I’m glad that Shopify has found tools and a process that works. Honestly, I’m just having trouble comparing and constraining this to the other tools that are out there. The article never speaks about other approaches and whether or not they were considered and why you decided to go with a queue. It’s not clear to me if this was a case of improving the existing queue system because it was already in place or whether or not the queue was specifically chosen again because it was better than other alternatives (and why).
wvanbergen|6 years ago
The trick of the merge queue is that it splits the "merging a branch / pull request" in two steps:
1. Create a merge commit with master and your PR branch as ancestors.
2. Update the `master` ref to point to the merge commit.
Normally when you press the "Merge Pull Request" button, it will do those two things in one go. By splitting it up in two distinct steps, we can run CI between step 1 and 2, and only fast-forward master if CI is green.
This means that master only ever gets forwarded to green commits. And because the sha doesn't change during a fast-forward, all the CI statuses are retained. Only when we fast-forward will GitHub consider to pull request merged, so we don't have to "undo" pull request merges when they fail to integrate. If the merge commit fails to build successfully, we leave a comment on the PR that merging failed, and the PR is still open.
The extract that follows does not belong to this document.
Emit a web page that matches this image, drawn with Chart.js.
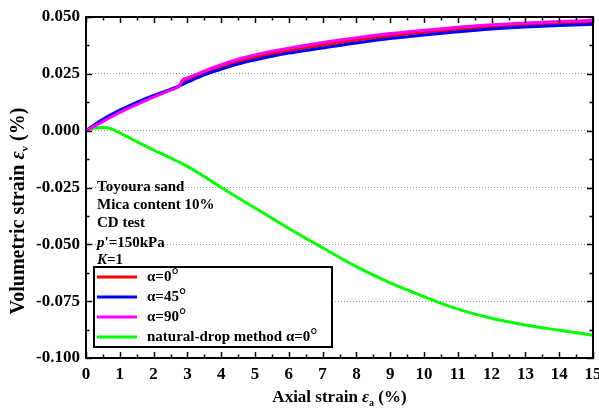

When we have multiple PRs in the queue, we can create merge commit on top of merge commit, and run CI on those merge commits. When once of these CI runs comes back, we can fast forward master to it, and potentially merge multiple pull requests at once with this approach.
dkoston|6 years ago
I’d imagine at 1,000 developers and with a monolithic codebase, you’re looking to minimize test runs both from a time and cost of runners perspective.
You may also want to look into Zuul or Bazel if cost of test suite runs is a factor in coming to this solution.